Welternährungsbericht Hunger - die Folge satter Ignoranz
Ein Zehntel der Weltbevölkerung hat nicht genug zu essen - weil das weltweite Ernährungs- und Absatzmarkt-System versagt. Jetzt ist die Zeit für einen vereinten Kampf gegen den Hunger.
Wer da schockiert ist, lügt. Ein Schock kommt unerwartet. Die vernichtende Bilanz des Welternährungsberichts tut es nicht. Dass ein Zehntel der Weltbevölkerung im 21. Jahrhundert nicht genug zu essen hat, ist die Folge satter Ignoranz. Die reiche Welt im Suppenkoma. Und es wird immer absurder.
Gerade wetteifern drei Milliardäre damit, mit ihren Playmobilen ins Weltall zu fliegen: schneller, höher, grenzenlos. Die Bransons, Bezos, Musks wollen Touristen dort in die Ferien schicken. Nein, kein Klischee-Gejammer: Das sollen sie gern tun. Denn wenn nicht, hungert dadurch kein Kind weniger in Afrika. Aber: Warum steckt die Welt nicht so viel Energie, Technik und Geld in die Entwicklung unserer Ernährungssysteme wie die Superbrains in ihre Weltraumträume?
Erst Klimawandel...
In Kanada fackeln seit Wochen die Kornfelder ab. Der Nordwesten eines der reichsten Industrieländer bangt um seine Ernte. Klimaexperten sagen klar: Diese Hitzewelle ist menschengemacht. Die nächste steht vor der Tür. Und die Politiker, die noch bis gestern an einer weiteren umweltgefährdenden Ölpipeline klammerten, sagen: Wir müssen uns mal an den Klimawandel anpassen.
... dann Corona
Überraschender als der Klimawandel kam Corona. Die Pandemie soll nach dem Bericht die Zahl der Hungernden vergrößert haben. Die Zahl der Kinder, die zu klein sind und zu dünn. Die nicht richtig lernen können, weil sie nie satt sind. Und es auch vor der Pandemie nicht waren. Als UN-Chef Antonio Guterres flehte, dass wenigstens in den schweren Zeiten von Corona weltweit die Waffen schweigen mögen, gab es deshalb keinen Konflikt weniger als vorher. Erbärmlich - auch das keine Überraschung.
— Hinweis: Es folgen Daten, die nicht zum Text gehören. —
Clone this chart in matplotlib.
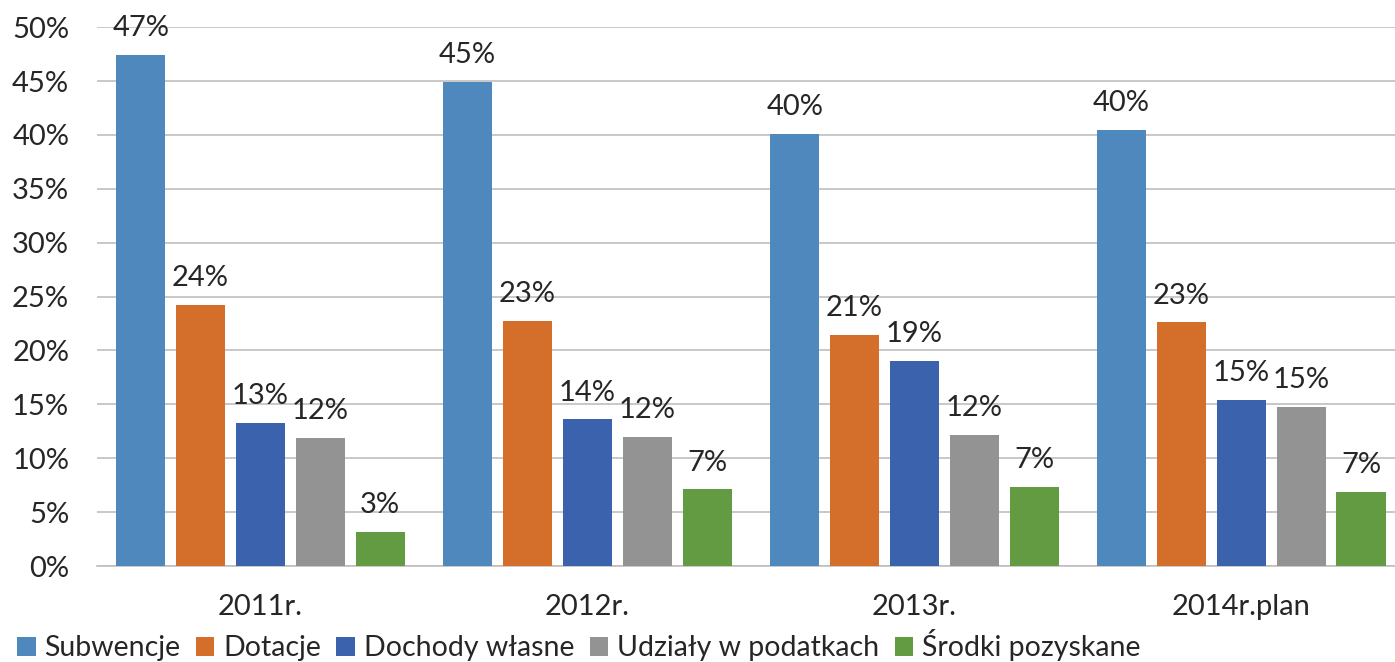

Aber alle haben wieder eine gute Entschuldigung: Corona und die Folgen haben die Zahl der weltweit Hungernden um 18 Prozent steigen lassen. Jetzt sehen alle schwarz für das UN-Ziel, dass bis 2030 keiner auf der Welt mehr hungert. Verfehlt um 660 Millionen Menschen - mehr als achtmal so viele, wie in Deutschland leben.
Keine Entschuldigung mehr
Jetzt sollte mal Schluss sein mit der Ignoranz. Wir müssen unser weltweites Ernährungs- und Absatzmarkt-System verändern - um sicherzustellen, dass ein Teller Bohnensuppe im Südsudan in Relation nicht Hundertmal teurer ist als einer in Berlin - nämlich mehr Geld als ein durchschnittlicher Tagesverdienst. Der Kampf gegen den Hunger muss so vereint geschehen wie der gegen die Corona-Pandemie. Und mit so viel Energie, dass das Nicht-Hunger-Ziel erreicht ist, bevor die Musks dieser Welt auf dem Mond sind.